There was certainly some concern in recent weeks that the upcomig sci-fi thriller Prometheus might just be rated PG-13 instead of R.
Yes, it was a little disconcerting to think the alleged prequel for Alien or director Ridley Scott could ever be going soft. Then again, Scott has always been a strong willed director, and it’s doubtful he would make cuts to appease anyone. And even by today’s standards, the first Alien, which is rated R, is still a fairly strong film.
Collider recently brought this up to Tom Rothman, the CEO of Fox, who promised that no matter the rating, the film would “not be compromised.”
There’s usually pressure from studios for a big summer blockbuster to get a PG-13 to bring in more families and younger kids, but as Collider now tells us, apparently Prometheus will indeed be rated R . The news broke when someone got an advance ticket for the film, with a clear R printed on the ticket.
After filing this report, Fox confirmed the R rating, as the film contains “sci-fi violence including some intense images, and brief language.”
In other related news, the next film from Exorcist director William Friedkin, Killer Joe, has been rated NC-17, instead of R. Apparently, the ending would have to be changed for the movie to win an R rating.

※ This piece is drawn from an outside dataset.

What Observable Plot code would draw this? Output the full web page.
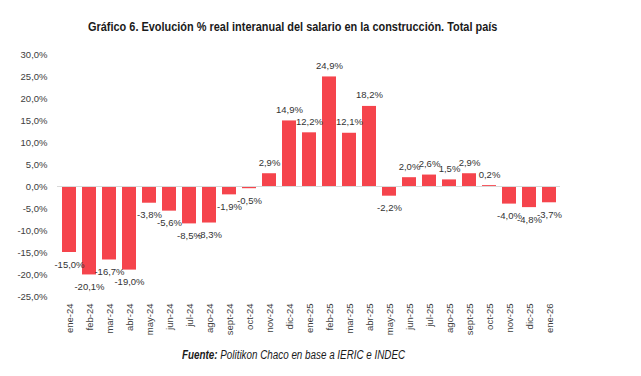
<!DOCTYPE html>
<html><head><meta charset="utf-8">
<script src="https://cdn.jsdelivr.net/npm/d3@7"></script>
<script src="https://cdn.jsdelivr.net/npm/@observablehq/plot@0.6"></script>
<style>
body{margin:0;background:#fff;width:641px;height:376px;overflow:hidden;position:relative;font-family:"Liberation Sans",Arial,sans-serif}
#title{position:absolute;left:88px;top:19px;font-family:"Liberation Sans",sans-serif;font-weight:bold;font-size:13.5px;color:#1a1a1a;white-space:nowrap;transform:scaleX(0.81);transform-origin:0 50%}
#chart{position:absolute;left:0;top:45px}
#caption{position:absolute;left:182px;top:348px;font-family:"Liberation Sans",sans-serif;font-style:italic;font-size:12px;color:#1a1a1a;white-space:nowrap;transform:scaleX(0.82);transform-origin:0 50%}
</style></head>
<body>
<div id="title">Gráfico 6. Evolución % real interanual del salario en la construcción. Total país</div>
<div id="chart"></div>
<div id="caption"><b>Fuente:</b> Politikon Chaco en base a IERIC e INDEC</div>
<script>
const months = ["ene-24","feb-24","mar-24","abr-24","may-24","jun-24","jul-24","ago-24","sept-24","oct-24","nov-24","dic-24","ene-25","feb-25","mar-25","abr-25","may-25","jun-25","jul-25","ago-25","sept-25","oct-25","nov-25","dic-25","ene-26"];
const values = [-15.0,-20.1,-16.7,-19.0,-3.8,-5.6,-8.5,-8.3,-1.9,-0.5,2.9,14.9,12.2,24.9,12.1,18.2,-2.2,2.0,2.6,1.5,2.9,0.2,-4.0,-4.8,-3.7];
const yTicks = [-25,-20,-15,-10,-5,0,5,10,15,20,25,30];

const data = months.map((m,i)=>({m, v: values[i]}));
const fmt = d => d.toFixed(1).replace(".", ",") + "%";
const red = "#f5444c";

const plot = Plot.plot({
  width: 641, height: 300,
  marginTop: 9, marginBottom: 49, marginLeft: 57, marginRight: 81,
  style: {fontFamily: "Liberation Sans, Arial, sans-serif", fontSize: "9.5px", color: "#404040", background: "#fff"},
  x: {domain: months, paddingInner: 0.3, paddingOuter: 0.1, label: null, tickSize: 0, tickPadding: 7, tickRotate: -90},
  y: {domain: [-25, 30], ticks: yTicks, tickFormat: fmt, label: null, tickSize: 0, tickPadding: 10},
  marks: [
    Plot.barY(data, {x: "m", y: "v", fill: red}),
    Plot.ruleY([0], {stroke: "#d9d9d9", strokeWidth: 1}),
    Plot.text(data.filter(d => d.v >= 0), {x: "m", y: "v", text: d => fmt(d.v), dy: -11, fill: "#333", fontSize: 9.5}),
    Plot.text(data.filter(d => d.v < 0), {x: "m", y: "v", text: d => fmt(d.v), dy: 12, fill: "#333", fontSize: 9.5})
  ]
});
document.getElementById("chart").appendChild(plot);
</script>
</body></html>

However, this clearly isn’t the end of the world for Killer Joe, which, as a bloody black comedy in the vein of Tarantino, has managed to garner a number of (advanced) positive reviews.
As you may recall, the film Shame was also slapped with an NC-17, although it received positive reviews in the press, if not major box office acclaim. In addition, Killer Joe is clearly not a film for kids and families, and even with an R it could only hit a certain audience demographic.

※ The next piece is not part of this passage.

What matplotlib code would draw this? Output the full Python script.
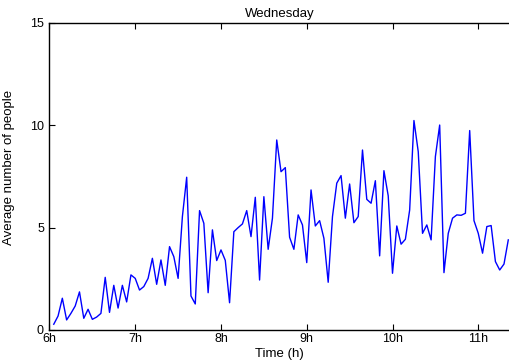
import numpy as np
import matplotlib
matplotlib.use("Agg")
import matplotlib.pyplot as plt

# Samples every 3 minutes, starting 6:03
start_hour = 6.05
step_hour = 0.05
people = [
    0.28, 0.68, 1.55, 0.49, 0.81, 1.17, 1.86, 0.57, 1.01, 0.52,
    0.63, 0.81, 2.57, 0.86, 2.18, 1.07, 2.18, 1.37, 2.69, 2.52,
    1.95, 2.12, 2.52, 3.50, 2.23, 3.42, 2.18, 4.07, 3.58, 2.52,
    5.54, 7.46, 1.66, 1.27, 5.83, 5.21, 1.82, 4.89, 3.39, 3.91,
    3.40, 1.33, 4.80, 5.00, 5.18, 5.83, 4.56, 6.48, 2.44, 6.51,
    3.94, 5.46, 9.28, 7.73, 7.93, 4.53, 3.94, 5.62, 5.13, 3.29,
    6.84, 5.08, 5.34, 4.48, 2.33, 5.54, 7.17, 7.54, 5.46, 7.13,
    5.24, 5.54, 8.79, 6.38, 6.19, 7.29, 3.62, 7.78, 6.55, 2.77,
    5.08, 4.19, 4.43, 5.86, 10.23, 8.71, 4.72, 5.13, 4.40, 8.47,
    10.01, 2.80, 4.72, 5.46, 5.62, 5.60, 5.70, 9.74, 5.34, 4.72,
    3.75, 5.05, 5.10, 3.34, 2.93, 3.22, 4.40,
]
hours = start_hour + step_hour * np.arange(len(people))

x_ticks = [6, 7, 8, 9, 10, 11]
x_labels = ["6h", "7h", "8h", "9h", "10h", "11h"]
y_ticks = [0, 5, 10, 15]

plt.rcParams["font.family"] = ["Liberation Sans", "DejaVu Sans"]

fig = plt.figure(figsize=(5.10, 3.63), dpi=100)
ax = fig.add_axes([0.097, 0.091, 0.903, 0.846])

ax.plot(hours, people, color="#0000ff", linewidth=1.0)

ax.set_xlim(6, 11.37)
ax.set_ylim(0, 15)
ax.set_xticks(x_ticks)
ax.set_xticklabels(x_labels)
ax.set_yticks(y_ticks)
ax.tick_params(axis="x", direction="in", length=4, width=0.8, top=True,
               labelsize=9, pad=2)
ax.tick_params(axis="y", direction="in", length=4, width=0.8, right=False,
               labelsize=9, pad=4)
for side in ("left", "bottom", "top"):
    ax.spines[side].set_linewidth(1.0)
ax.spines["right"].set_visible(False)

ax.set_title("Wednesday", fontsize=9.5, pad=4)
ax.set_xlabel("Time (h)", fontsize=9.5, labelpad=2)
ax.set_ylabel("Average number of people", fontsize=9.5)
ax.yaxis.set_label_coords(-0.075, 0.53)

fig.savefig("out.png", dpi=100, facecolor="white")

Back in the late 70’s when George Romero made the original Dawn of the Dead, the studio bypassed the Ratings Board altogether and released the film unrated because it refused to sacrifice the quality of the project. And in fact, an R rated version of the movie was released, although it was quickly yanked from the theaters after several days when the fans revolted. Back then, you could release a stronger film unrated and still get away with it.